Wally Hilgenberg

No. 67, 58
- Positions: Linebacker, Guard

Personal information
- Born: September 19, 1942 Marshalltown, Iowa, U.S.
- Died: September 23, 2008 (aged 66) Lakeville, Minnesota, U.S.
- Listed height: 6 ft 3 in (1.91 m)
- Listed weight: 229 lb (104 kg)

Career information
- High school: Wilton (Wilton, Iowa)
- College: Iowa
- NFL draft: 1964 (4th round, 48th overall pick)
- AFL draft: 1964 (8th round, 57th overall pick)

Career history
- Detroit Lions (1964–1967); Minnesota Vikings (1968–1979);

Awards and highlights
- NFL champion (1969); 50 Greatest Vikings; First-team All-Big Ten (1963);

Career NFL statistics
- Sacks: 7.5
- Safeties: 1
- Interceptions: 8
- Fumble recoveries: 14
- Total touchdowns: 2
- Stats at Pro Football Reference

= Wally Hilgenberg =

American football player (1942–2008)

Walter William Hilgenberg (September 19, 1942 – September 23, 2008) was a professional American football linebacker, he played 16 seasons in the National Football League (NFL), four with the Detroit Lions and 12 with the Minnesota Vikings.

==Early life==
Born in Marshalltown, Iowa, Hilgenberg's family moved to Wilton (then known as Wilton Junction) where he grew up and graduated from Wilton High School.

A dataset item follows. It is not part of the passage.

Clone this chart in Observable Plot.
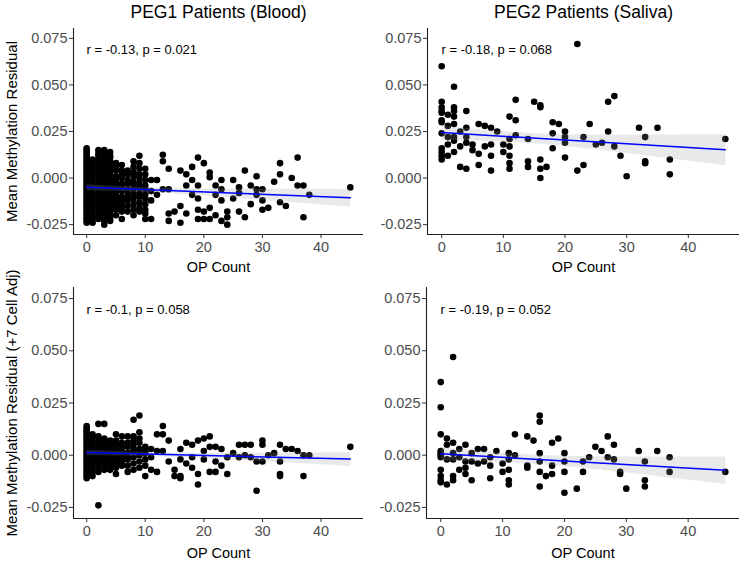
<!DOCTYPE html>
<html><head><meta charset="utf-8">
<script src="https://cdn.jsdelivr.net/npm/d3@7"></script>
<script src="https://cdn.jsdelivr.net/npm/@observablehq/plot@0.6"></script>
<style>
body{margin:0;background:#fff;}
#chart{position:relative;width:744px;height:561px;overflow:hidden;background:#fff;}
.panel{position:absolute;}
</style></head><body><div id="chart"></div>
<script>
// ---------- data (OP count, [residual values]) ----------
const peg1Blood = [
  [0, [0.016, 0.015, 0.014, 0.013, 0.012, 0.011, 0.010, 0.009, 0.008, 0.007, 0.006, 0.005, 0.004, 0.003, 0.002, 0.001, 0.000, -0.001, -0.002, -0.003, -0.004, -0.005, -0.006, -0.007, -0.008, -0.009, -0.010, -0.011, -0.012, -0.013, -0.014, -0.015, -0.016, -0.017, -0.018, -0.019, -0.020, -0.021, -0.022, -0.023, -0.024]],
  [1, [0.010, 0.008, 0.007, 0.005, 0.003, 0.002, 0.000, -0.002, -0.003, -0.005, -0.006, -0.008, -0.010, -0.011, -0.013, -0.015, -0.016, -0.018, -0.020, -0.021, -0.023, -0.024]],
  [2, [0.015, 0.013, 0.012, 0.010, 0.009, 0.007, 0.006, 0.004, 0.002, 0.001, -0.001, -0.003, -0.004, -0.006, -0.008, -0.009, -0.011, -0.013, -0.014, -0.016, -0.017, -0.019, -0.021, -0.022]],
  [3, [0.015, 0.014, 0.012, 0.010, 0.009, 0.007, 0.005, 0.004, 0.002, 0.000, -0.001, -0.003, -0.005, -0.006, -0.008, -0.010, -0.011, -0.013, -0.015, -0.016, -0.018, -0.020, -0.021, -0.023, -0.025]],
  [4, [0.014, 0.012, 0.011, 0.009, 0.007, 0.005, 0.004, 0.002, 0.000, -0.001, -0.003, -0.005, -0.006, -0.008, -0.010, -0.012, -0.013, -0.015, -0.017, -0.018, -0.020, -0.022, -0.023]],
  [5, [0.008, 0.006, 0.004, 0.001, -0.001, -0.003, -0.005, -0.007, -0.009, -0.011, -0.013, -0.015, -0.017, -0.020]],
  [6, [0.007, 0.004, 0.002, 0.000, -0.003, -0.005, -0.007, -0.010, -0.012, -0.014, -0.016, -0.018, -0.022]],
  [7, [0.004, 0.002, -0.001, -0.003, -0.006, -0.008, -0.010, -0.012, -0.015, -0.018]],
  [8, [0.009, 0.006, 0.003, 0.001, -0.002, -0.004, -0.006, -0.009, -0.011, -0.014, -0.017, -0.020]],
  [9, [0.012, 0.008, 0.005, 0.002, 0.000, -0.003, -0.005, -0.008, -0.010, -0.013, -0.016, -0.018]],
  [10, [0.005, 0.002, -0.001, -0.004, -0.006, -0.009, -0.011, -0.014, -0.017, -0.019, -0.022]],
  [11, [-0.001, -0.007, -0.012, -0.022]],
  [12, [-0.001, -0.009]],
  [13, [0.0125, 0.009, -0.006]],
  [14, [0.005, -0.006, -0.019, -0.023]],
  [15, [-0.018]],
  [16, [0.004, -0.015, -0.024]],
  [17, [0.002, -0.004, -0.019]],
  [18, [0.006, -0.001, -0.009]],
  [19, [0.011, -0.004, -0.011, -0.017, -0.022]],
  [20, [0.008, -0.018, -0.022]],
  [21, [0.003, 0.0005, -0.016, -0.022]],
  [22, [-0.004, -0.009, -0.020]],
  [23, [-0.001, -0.006, -0.012, -0.023]],
  [24, [-0.018, -0.021, -0.025]],
  [25, [-0.001, -0.011]],
  [26, [-0.005, -0.008, -0.018]],
  [27, [0.004, -0.021]],
  [28, [-0.004, -0.014]],
  [29, [0.001, -0.006, -0.009]],
  [30, [-0.006, -0.012, -0.017]],
  [31, [-0.016]],
  [32, [-0.002]],
  [33, [0.008, 0.002, -0.013]],
  [34, [-0.015]],
  [35, [0.000]],
  [36, [0.011, -0.004]],
  [37, [-0.004, -0.021]],
  [38, [-0.009]],
  [45, [-0.005]]
];
const peg2Saliva = [
  [0, [0.060, 0.041, 0.038, 0.036, 0.035, 0.031, 0.030, 0.024, 0.016, 0.014, 0.012, 0.010]],
  [1, [0.034, 0.028, 0.022, 0.018, 0.012]],
  [2, [0.049, 0.038, 0.036, 0.033, 0.029, 0.022, 0.020, 0.014]],
  [3, [0.025, 0.017, 0.006]],
  [4, [0.036, 0.027, 0.022, 0.019, 0.005]],
  [5, [0.018, 0.015]],
  [6, [0.029, 0.013, 0.007]],
  [7, [0.028, 0.017]],
  [8, [0.027, 0.018, 0.012, 0.004]],
  [9, [0.025]],
  [10, [0.018, 0.014]],
  [11, [0.033, 0.021, 0.017, 0.012, 0.008, 0.005]],
  [12, [0.042, 0.031, 0.023]],
  [14, [0.021, 0.009, 0.006]],
  [15, [0.041]],
  [16, [0.039, 0.038, 0.010, 0.005, 0.000]],
  [17, [0.006]],
  [18, [0.030, 0.024, 0.016]],
  [19, [0.029]],
  [20, [0.025, 0.022, 0.019, 0.011]],
  [22, [0.072, 0.004]],
  [23, [0.022, 0.007]],
  [24, [0.029]],
  [25, [0.018]],
  [26, [0.019]],
  [27, [0.041, 0.025]],
  [28, [0.044, 0.017]],
  [29, [0.012]],
  [30, [0.001]],
  [32, [0.027]],
  [33, [0.022, 0.009, 0.008]],
  [35, [0.027]],
  [37, [0.010, 0.002]],
  [46, [0.021]]
];
const peg1BloodAdj = [
  [0, [0.014, 0.013, 0.012, 0.011, 0.010, 0.009, 0.008, 0.007, 0.006, 0.005, 0.004, 0.003, 0.002, 0.001, 0.000, -0.001, -0.002, -0.003, -0.004, -0.005, -0.006, -0.007, -0.008, -0.009, -0.010, -0.011]],
  [1, [0.010, 0.009, 0.007, 0.006, 0.004, 0.003, 0.002, 0.001, 0.000, -0.001, -0.002, -0.004, -0.005, -0.007, -0.008, -0.010]],
  [2, [0.015, 0.009, 0.008, 0.006, 0.005, 0.004, 0.002, 0.001, 0.000, -0.002, -0.003, -0.004, -0.006, -0.008, -0.024]],
  [3, [0.015, 0.008, 0.007, 0.005, 0.004, 0.003, 0.001, 0.000, -0.001, -0.003, -0.004, -0.005, -0.007]],
  [4, [0.007, 0.006, 0.005, 0.003, 0.002, 0.001, -0.001, -0.002, -0.003, -0.005, -0.007]],
  [5, [0.010, 0.007, 0.005, 0.003, 0.001, 0.000, -0.002, -0.004, -0.006, -0.009]],
  [6, [0.009, 0.006, 0.004, 0.002, 0.000, -0.001, -0.003, -0.005]],
  [7, [0.009, 0.006, 0.004, 0.001, -0.001, -0.002, -0.005, -0.008]],
  [8, [0.017, 0.009, 0.007, 0.005, 0.003, 0.002, -0.001, -0.004, -0.007]],
  [9, [0.019, 0.011, 0.008, 0.006, 0.003, 0.001, 0.000, -0.003, -0.006]],
  [10, [0.004, 0.002, 0.001, -0.002, -0.005, -0.010]],
  [11, [0.003, -0.001, -0.007]],
  [12, [0.010, 0.002, -0.008]],
  [13, [0.014, 0.010, 0.002]],
  [14, [0.007, -0.003]],
  [15, [-0.007, -0.010]],
  [16, [0.003, -0.002, -0.010, -0.011]],
  [17, [0.006, -0.004]],
  [18, [0.005, -0.001, -0.006]],
  [19, [0.007, -0.009, -0.014]],
  [20, [0.008, 0.002, -0.002]],
  [21, [0.009, 0.004, -0.008]],
  [22, [0.004, -0.003, -0.008]],
  [23, [0.003, -0.005]],
  [24, [-0.001, -0.009]],
  [25, [0.001]],
  [26, [0.005, -0.001]],
  [27, [0.005, 0.000]],
  [28, [0.005, -0.001]],
  [29, [-0.003, -0.017]],
  [30, [0.007, 0.005, -0.003]],
  [31, [0.000]],
  [32, [0.001]],
  [33, [0.005, -0.003, -0.009, -0.010]],
  [34, [0.003]],
  [35, [0.003]],
  [36, [0.002]],
  [37, [0.000, -0.010]],
  [38, [0.000]],
  [45, [0.004]]
];
const peg2SalivaAdj = [
  [0, [0.035, 0.023, 0.010, 0.002, 0.001, 0.000, -0.001, -0.007, -0.010, -0.012, -0.013]],
  [1, [0.008, 0.005, -0.002, -0.014]],
  [2, [0.047, 0.006, 0.001, -0.002, -0.010, -0.012]],
  [3, [0.003, -0.001, -0.007]],
  [4, [0.005, -0.003, -0.006, -0.009]],
  [5, [0.001, -0.003, -0.012]],
  [6, [0.003, -0.004]],
  [7, [0.003, -0.003]],
  [8, [-0.001, -0.005, -0.011]],
  [9, [0.002]],
  [10, [-0.004, -0.008]],
  [11, [0.001, -0.002, -0.007, -0.012, -0.014]],
  [12, [0.010, 0.000]],
  [14, [0.009, -0.005, -0.006]],
  [15, [0.007]],
  [16, [0.019, 0.016, 0.001, -0.003, -0.008, -0.015]],
  [17, [-0.010]],
  [18, [0.006, -0.005, -0.009]],
  [19, [0.008]],
  [20, [0.001, -0.003, -0.008, -0.018]],
  [22, [-0.016]],
  [23, [-0.003, -0.008]],
  [24, [-0.001]],
  [25, [0.004]],
  [26, [0.002]],
  [27, [0.009, -0.001]],
  [28, [0.005, -0.002]],
  [29, [-0.008, -0.009]],
  [30, [-0.016]],
  [32, [0.002]],
  [33, [-0.003, -0.012, -0.015]],
  [35, [0.002]],
  [37, [-0.001, -0.008]],
  [46, [-0.008]]
];
const panelTitles = ["PEG1 Patients (Blood)", "PEG2 Patients (Saliva)"];
const yTitles = ["Mean Methylation Residual", "Mean Methylation Residual (+7 Cell Adj)"];
const xTitle = "OP Count";
const corLabels = ["r = -0.13, p = 0.021", "r = -0.18, p = 0.068", "r = -0.1, p = 0.058", "r = -0.19, p = 0.052"];
const yTicks = [-0.025, 0, 0.025, 0.05, 0.075];
const xTicks = [0, 10, 20, 30, 40];

// ---------- drawing ----------
const FONT = '"Liberation Sans", Arial, Helvetica, sans-serif';
const yDomain = [-0.0303, 0.0803];
const fmt = d => d.toFixed(3);
const chart = document.getElementById("chart");

function makePanel(cfg) {
  const data = cfg.cols.flatMap(([x, ys]) => ys.map(y => ({x, y})));
  const marks = [
    Plot.dot(data, {x: "x", y: "y", r: 3.3, fill: "#000", stroke: "none"}),
    Plot.linearRegressionY(data, {x: "x", y: "y", stroke: "#0000ff", strokeWidth: 1.5, fill: "#999999", fillOpacity: 0.22}),
    Plot.axisX({ticks: xTicks, tickSize: 4, tickPadding: 3, color: "#4d4d4d", stroke: "#333", label: null, fontSize: 14.5}),
    Plot.axisY({ticks: yTicks, tickSize: 4, tickPadding: 2, tickFormat: fmt, color: "#4d4d4d", stroke: "#333", label: null, fontSize: 14.5}),
    Plot.ruleX([cfg.xDomain[0]], {stroke: "#222", strokeWidth: 1.1}),
    Plot.ruleY([yDomain[0]], {stroke: "#222", strokeWidth: 1.1}),
    Plot.text([cfg.cor], {frameAnchor: "top-left", dx: cfg.corDx, dy: cfg.corDy, text: d => d, textAnchor: "start", lineAnchor: "middle", fontSize: 13, fill: "#000"}),
    Plot.text([xTitle], {frameAnchor: "bottom", dy: cfg.xTitleDy, text: d => d, lineAnchor: "middle", fontSize: 14.5, fill: "#000"})
  ];
  if (cfg.title) marks.push(Plot.text([cfg.title], {frameAnchor: "top", dy: -16, text: d => d, lineAnchor: "middle", fontSize: 17.5, fill: "#000"}));
  if (cfg.yTitle) marks.push(Plot.text([cfg.yTitle], {frameAnchor: "left", dx: -61, text: d => d, rotate: -90, textAnchor: "middle", lineAnchor: "middle", fontSize: 15, fill: "#000"}));
  const svg = Plot.plot({
    width: cfg.width, height: cfg.height,
    marginLeft: cfg.mL, marginRight: cfg.mR, marginTop: cfg.mT, marginBottom: cfg.mB,
    style: {fontFamily: FONT, fontSize: "14.5px", background: "#fff", overflow: "visible"},
    x: {domain: cfg.xDomain},
    y: {domain: yDomain},
    marks
  });
  const div = document.createElement("div");
  div.className = "panel";
  div.style.left = cfg.left + "px";
  div.style.top = cfg.top + "px";
  div.appendChild(svg);
  chart.appendChild(div);
}

makePanel({cols: peg1Blood, left: 0, top: 0, width: 372, height: 280, mL: 73, mR: 9, mT: 28, mB: 46,
  xDomain: [-2.25, 47.25], title: panelTitles[0], yTitle: yTitles[0], cor: corLabels[0], corDx: 13, corDy: 21, xTitleDy: 33});
makePanel({cols: peg2Saliva, left: 372, top: 0, width: 372, height: 280, mL: 55, mR: 5, mT: 28, mB: 46,
  xDomain: [-2.3, 48.3], title: panelTitles[1], cor: corLabels[1], corDx: 14, corDy: 21, xTitleDy: 33});
makePanel({cols: peg1BloodAdj, left: 0, top: 280, width: 372, height: 281, mL: 73, mR: 9, mT: 7, mB: 43,
  xDomain: [-2.25, 47.25], yTitle: yTitles[1], cor: corLabels[2], corDx: 13, corDy: 22, xTitleDy: 35});
makePanel({cols: peg2SalivaAdj, left: 372, top: 280, width: 372, height: 281, mL: 54, mR: 5, mT: 7, mB: 43,
  xDomain: [-2.3, 48.3], cor: corLabels[3], corDx: 14, corDy: 22, xTitleDy: 35});
</script></body></html>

He played college football in the Big Ten Conference at the University of Iowa in Iowa City, where he starred on both sides of the line of scrimmage, as a linebacker and as a guard. Two of his nephews, Jay and Joel would play on the offensive line at center in the NFL during the 1980s and 1990s.

==Professional career==
Hilgenberg was selected in the fourth round of the 1964 NFL draft (48th overall) by the Lions. In 1968, he was traded from the Lions to the Pittsburgh Steelers, but was waived before ever playing a game in Pittsburgh.

Hilgenberg was picked up off waivers by the Vikings and played for another dozen seasons, though 1979. During that time, he was one of 11 players to appear in all four of the Vikings' Super Bowls (IV, VIII, IX, XI).

==Personal life==
Hilgenberg's daughter Kristi was Miss Minnesota Teen USA 1998. His grandson Luke Lindahl was a linebacker for the Iowa Hawkeyes.

==Death==
Hilgenberg died at age 66 in 2008, after battling amyotrophic lateral sclerosis or Lou Gehrig's disease for several years. After his death, brain dissection found advanced chronic traumatic encephalopathy (CTE), which mimics many ALS symptoms. He was one of at least 345 NFL players to be diagnosed after death with this disease, which is caused by repeated hits to the head.